— BEGIN Records for this task —

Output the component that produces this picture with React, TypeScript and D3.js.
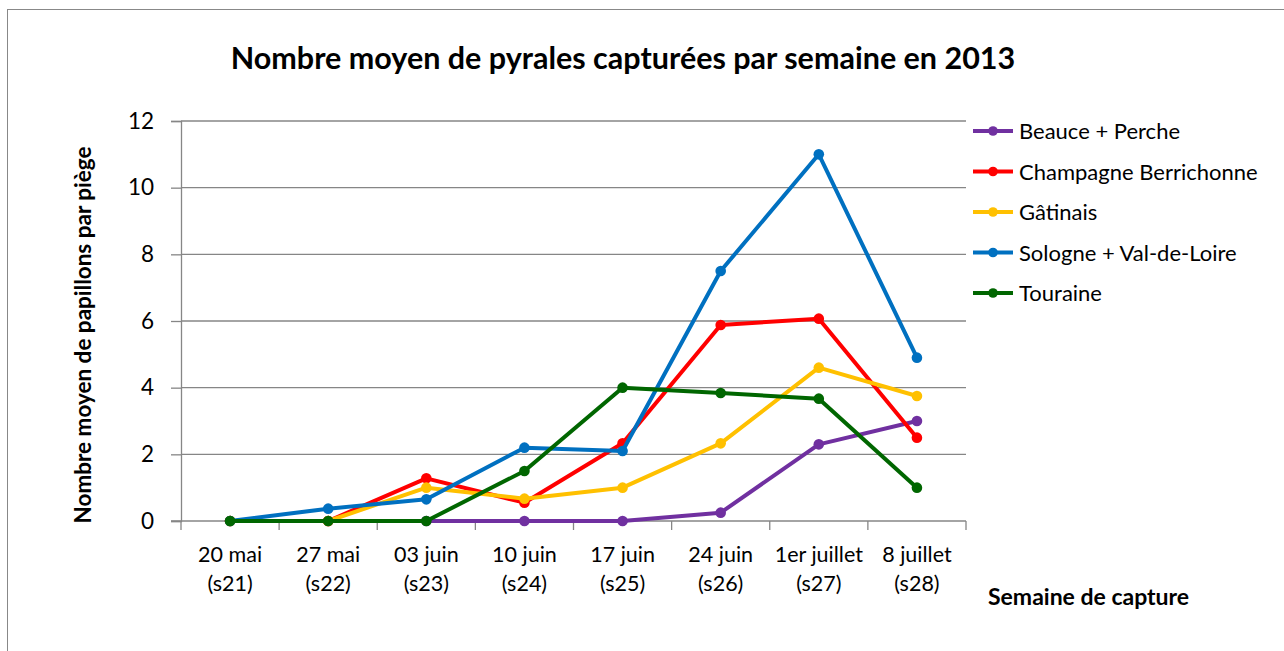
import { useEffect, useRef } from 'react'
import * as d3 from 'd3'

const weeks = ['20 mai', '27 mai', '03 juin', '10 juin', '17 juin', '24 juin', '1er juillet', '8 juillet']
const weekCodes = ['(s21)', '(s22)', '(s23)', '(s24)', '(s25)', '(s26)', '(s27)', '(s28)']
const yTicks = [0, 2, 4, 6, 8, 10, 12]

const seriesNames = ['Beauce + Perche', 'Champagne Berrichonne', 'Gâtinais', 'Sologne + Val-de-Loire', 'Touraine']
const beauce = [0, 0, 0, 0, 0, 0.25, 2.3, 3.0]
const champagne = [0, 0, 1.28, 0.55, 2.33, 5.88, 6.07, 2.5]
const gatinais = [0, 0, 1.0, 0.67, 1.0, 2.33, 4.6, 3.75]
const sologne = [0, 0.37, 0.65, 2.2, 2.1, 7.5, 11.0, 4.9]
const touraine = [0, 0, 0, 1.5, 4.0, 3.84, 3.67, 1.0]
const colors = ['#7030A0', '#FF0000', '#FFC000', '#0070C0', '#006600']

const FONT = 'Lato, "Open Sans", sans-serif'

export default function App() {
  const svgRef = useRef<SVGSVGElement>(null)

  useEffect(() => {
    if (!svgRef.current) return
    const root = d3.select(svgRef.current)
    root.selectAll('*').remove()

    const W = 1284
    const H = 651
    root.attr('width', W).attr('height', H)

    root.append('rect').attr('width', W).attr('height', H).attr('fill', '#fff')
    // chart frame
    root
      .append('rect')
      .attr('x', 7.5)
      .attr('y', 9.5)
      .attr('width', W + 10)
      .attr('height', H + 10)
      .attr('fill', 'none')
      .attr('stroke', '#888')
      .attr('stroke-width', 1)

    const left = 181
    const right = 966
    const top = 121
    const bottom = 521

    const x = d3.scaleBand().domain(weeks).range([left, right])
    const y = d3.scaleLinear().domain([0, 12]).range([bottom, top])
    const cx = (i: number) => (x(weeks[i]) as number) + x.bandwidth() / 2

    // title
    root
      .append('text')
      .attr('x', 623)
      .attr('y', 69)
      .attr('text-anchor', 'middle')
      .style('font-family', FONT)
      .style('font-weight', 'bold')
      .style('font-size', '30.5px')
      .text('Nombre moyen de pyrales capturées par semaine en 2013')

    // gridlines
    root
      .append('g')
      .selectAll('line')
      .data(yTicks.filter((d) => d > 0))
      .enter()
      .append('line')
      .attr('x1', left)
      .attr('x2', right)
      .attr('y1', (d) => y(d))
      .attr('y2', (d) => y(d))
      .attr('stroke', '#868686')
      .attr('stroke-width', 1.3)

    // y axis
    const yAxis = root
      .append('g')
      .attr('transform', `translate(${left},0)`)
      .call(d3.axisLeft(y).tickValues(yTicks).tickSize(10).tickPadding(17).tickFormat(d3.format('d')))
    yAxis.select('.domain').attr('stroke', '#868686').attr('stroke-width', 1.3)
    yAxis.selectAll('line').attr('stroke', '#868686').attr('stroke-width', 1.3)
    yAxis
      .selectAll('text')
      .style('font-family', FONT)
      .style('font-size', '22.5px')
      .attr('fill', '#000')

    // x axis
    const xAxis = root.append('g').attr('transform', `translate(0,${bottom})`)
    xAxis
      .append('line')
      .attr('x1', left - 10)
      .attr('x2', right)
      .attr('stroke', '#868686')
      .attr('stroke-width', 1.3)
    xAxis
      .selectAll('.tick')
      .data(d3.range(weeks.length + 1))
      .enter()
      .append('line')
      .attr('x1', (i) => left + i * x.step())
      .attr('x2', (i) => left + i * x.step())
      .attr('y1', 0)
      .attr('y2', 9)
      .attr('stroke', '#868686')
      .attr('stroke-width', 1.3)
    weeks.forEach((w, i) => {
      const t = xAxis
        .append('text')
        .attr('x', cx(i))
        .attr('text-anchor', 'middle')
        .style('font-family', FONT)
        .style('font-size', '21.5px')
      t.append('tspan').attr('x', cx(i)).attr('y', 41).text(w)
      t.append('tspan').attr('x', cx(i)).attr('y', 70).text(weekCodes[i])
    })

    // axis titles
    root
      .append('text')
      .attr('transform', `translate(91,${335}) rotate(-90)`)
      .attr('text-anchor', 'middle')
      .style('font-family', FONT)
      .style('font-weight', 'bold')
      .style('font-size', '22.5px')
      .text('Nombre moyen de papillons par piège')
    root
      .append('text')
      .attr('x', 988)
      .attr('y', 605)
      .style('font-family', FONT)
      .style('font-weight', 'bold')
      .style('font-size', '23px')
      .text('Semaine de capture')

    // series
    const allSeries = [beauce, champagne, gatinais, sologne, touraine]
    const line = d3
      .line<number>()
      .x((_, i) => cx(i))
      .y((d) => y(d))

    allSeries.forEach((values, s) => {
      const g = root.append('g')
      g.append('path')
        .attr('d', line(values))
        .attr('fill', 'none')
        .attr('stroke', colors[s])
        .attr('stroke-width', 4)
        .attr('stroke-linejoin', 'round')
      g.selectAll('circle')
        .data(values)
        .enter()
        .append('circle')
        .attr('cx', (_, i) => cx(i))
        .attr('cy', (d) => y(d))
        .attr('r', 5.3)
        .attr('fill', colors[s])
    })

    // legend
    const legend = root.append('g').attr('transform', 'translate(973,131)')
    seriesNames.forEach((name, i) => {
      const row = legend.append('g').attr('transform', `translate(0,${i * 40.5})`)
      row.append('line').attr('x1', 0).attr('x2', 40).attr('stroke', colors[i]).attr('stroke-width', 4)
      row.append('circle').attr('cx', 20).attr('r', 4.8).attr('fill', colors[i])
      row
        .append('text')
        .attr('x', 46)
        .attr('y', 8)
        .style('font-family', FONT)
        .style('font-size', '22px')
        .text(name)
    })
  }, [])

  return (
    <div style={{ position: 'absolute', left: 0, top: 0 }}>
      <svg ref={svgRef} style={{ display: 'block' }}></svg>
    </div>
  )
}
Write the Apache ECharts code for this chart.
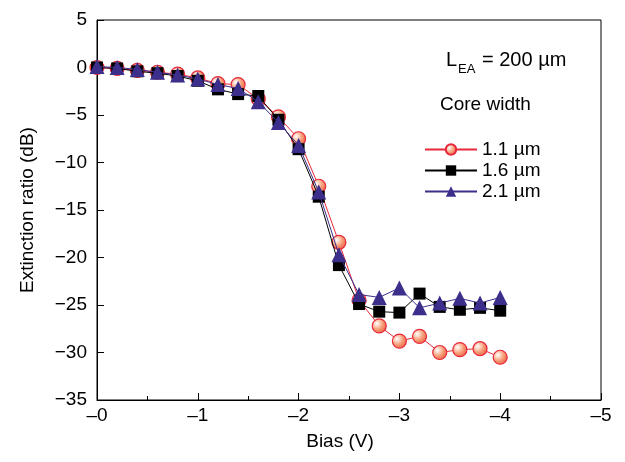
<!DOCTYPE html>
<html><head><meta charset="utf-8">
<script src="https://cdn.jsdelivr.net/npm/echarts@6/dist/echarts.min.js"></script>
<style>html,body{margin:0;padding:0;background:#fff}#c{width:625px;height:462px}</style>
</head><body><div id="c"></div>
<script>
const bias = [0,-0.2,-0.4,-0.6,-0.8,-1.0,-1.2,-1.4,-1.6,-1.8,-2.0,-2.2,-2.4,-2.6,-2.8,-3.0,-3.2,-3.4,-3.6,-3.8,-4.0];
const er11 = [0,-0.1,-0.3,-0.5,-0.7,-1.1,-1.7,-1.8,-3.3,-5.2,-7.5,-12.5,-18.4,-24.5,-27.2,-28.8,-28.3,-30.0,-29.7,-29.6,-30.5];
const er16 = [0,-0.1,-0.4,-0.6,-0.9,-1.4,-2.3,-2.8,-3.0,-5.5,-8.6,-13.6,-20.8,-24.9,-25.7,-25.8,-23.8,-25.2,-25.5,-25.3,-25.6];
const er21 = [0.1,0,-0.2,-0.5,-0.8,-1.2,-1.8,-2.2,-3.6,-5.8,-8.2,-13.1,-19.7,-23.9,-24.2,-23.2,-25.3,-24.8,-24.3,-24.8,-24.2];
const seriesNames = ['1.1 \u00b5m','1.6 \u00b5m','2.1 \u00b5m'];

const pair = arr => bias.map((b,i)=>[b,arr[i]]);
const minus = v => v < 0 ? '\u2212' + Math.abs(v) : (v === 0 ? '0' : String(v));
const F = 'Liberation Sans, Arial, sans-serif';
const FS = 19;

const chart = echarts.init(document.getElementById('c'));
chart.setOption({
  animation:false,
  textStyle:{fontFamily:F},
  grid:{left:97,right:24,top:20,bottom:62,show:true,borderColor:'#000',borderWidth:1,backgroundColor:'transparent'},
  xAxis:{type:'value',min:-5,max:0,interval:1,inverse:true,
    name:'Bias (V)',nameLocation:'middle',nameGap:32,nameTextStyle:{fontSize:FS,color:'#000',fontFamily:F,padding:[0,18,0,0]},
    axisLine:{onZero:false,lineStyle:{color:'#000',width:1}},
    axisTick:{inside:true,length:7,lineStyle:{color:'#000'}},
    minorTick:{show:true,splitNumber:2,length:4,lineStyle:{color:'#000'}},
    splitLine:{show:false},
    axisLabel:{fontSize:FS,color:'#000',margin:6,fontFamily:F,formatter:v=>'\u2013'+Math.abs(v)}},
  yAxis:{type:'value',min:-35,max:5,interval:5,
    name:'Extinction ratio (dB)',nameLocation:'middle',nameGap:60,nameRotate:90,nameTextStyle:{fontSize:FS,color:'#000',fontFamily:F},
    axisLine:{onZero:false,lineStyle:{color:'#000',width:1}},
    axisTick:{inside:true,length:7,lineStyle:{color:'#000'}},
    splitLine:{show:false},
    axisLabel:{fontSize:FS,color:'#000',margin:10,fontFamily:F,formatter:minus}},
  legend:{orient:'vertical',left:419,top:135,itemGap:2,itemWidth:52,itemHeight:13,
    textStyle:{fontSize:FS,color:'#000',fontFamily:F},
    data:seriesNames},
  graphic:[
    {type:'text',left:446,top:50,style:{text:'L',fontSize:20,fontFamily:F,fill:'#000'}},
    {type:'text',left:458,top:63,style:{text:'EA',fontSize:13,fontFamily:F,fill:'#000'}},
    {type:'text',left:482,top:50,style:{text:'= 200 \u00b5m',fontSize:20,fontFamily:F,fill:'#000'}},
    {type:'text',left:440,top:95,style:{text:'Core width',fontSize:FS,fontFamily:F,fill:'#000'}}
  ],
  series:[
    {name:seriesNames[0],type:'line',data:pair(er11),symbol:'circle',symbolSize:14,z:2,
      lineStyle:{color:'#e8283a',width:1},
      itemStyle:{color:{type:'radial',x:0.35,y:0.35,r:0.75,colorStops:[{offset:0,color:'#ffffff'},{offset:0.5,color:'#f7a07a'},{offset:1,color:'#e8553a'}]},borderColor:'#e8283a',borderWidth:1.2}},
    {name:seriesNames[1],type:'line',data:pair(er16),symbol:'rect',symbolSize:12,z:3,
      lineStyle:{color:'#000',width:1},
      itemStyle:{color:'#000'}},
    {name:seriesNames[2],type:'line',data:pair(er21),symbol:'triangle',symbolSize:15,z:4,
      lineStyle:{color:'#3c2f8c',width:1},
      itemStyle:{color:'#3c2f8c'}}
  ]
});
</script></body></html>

— END Records for this task —

■ **Aim of the task**:
Repeat, exactly and in full, each line from the start of the data to the line that contains "const bottom = 521". Pictures do not go in.

■ **Answer to the exercise**:
Output the component that produces this picture with React, TypeScript and D3.js.
import { useEffect, useRef } from 'react'
import * as d3 from 'd3'

const weeks = ['20 mai', '27 mai', '03 juin', '10 juin', '17 juin', '24 juin', '1er juillet', '8 juillet']
const weekCodes = ['(s21)', '(s22)', '(s23)', '(s24)', '(s25)', '(s26)', '(s27)', '(s28)']
const yTicks = [0, 2, 4, 6, 8, 10, 12]

const seriesNames = ['Beauce + Perche', 'Champagne Berrichonne', 'Gâtinais', 'Sologne + Val-de-Loire', 'Touraine']
const beauce = [0, 0, 0, 0, 0, 0.25, 2.3, 3.0]
const champagne = [0, 0, 1.28, 0.55, 2.33, 5.88, 6.07, 2.5]
const gatinais = [0, 0, 1.0, 0.67, 1.0, 2.33, 4.6, 3.75]
const sologne = [0, 0.37, 0.65, 2.2, 2.1, 7.5, 11.0, 4.9]
const touraine = [0, 0, 0, 1.5, 4.0, 3.84, 3.67, 1.0]
const colors = ['#7030A0', '#FF0000', '#FFC000', '#0070C0', '#006600']

const FONT = 'Lato, "Open Sans", sans-serif'

export default function App() {
  const svgRef = useRef<SVGSVGElement>(null)

  useEffect(() => {
    if (!svgRef.current) return
    const root = d3.select(svgRef.current)
    root.selectAll('*').remove()

    const W = 1284
    const H = 651
    root.attr('width', W).attr('height', H)

    root.append('rect').attr('width', W).attr('height', H).attr('fill', '#fff')
    // chart frame
    root
      .append('rect')
      .attr('x', 7.5)
      .attr('y', 9.5)
      .attr('width', W + 10)
      .attr('height', H + 10)
      .attr('fill', 'none')
      .attr('stroke', '#888')
      .attr('stroke-width', 1)

    const left = 181
    const right = 966
    const top = 121
    const bottom = 521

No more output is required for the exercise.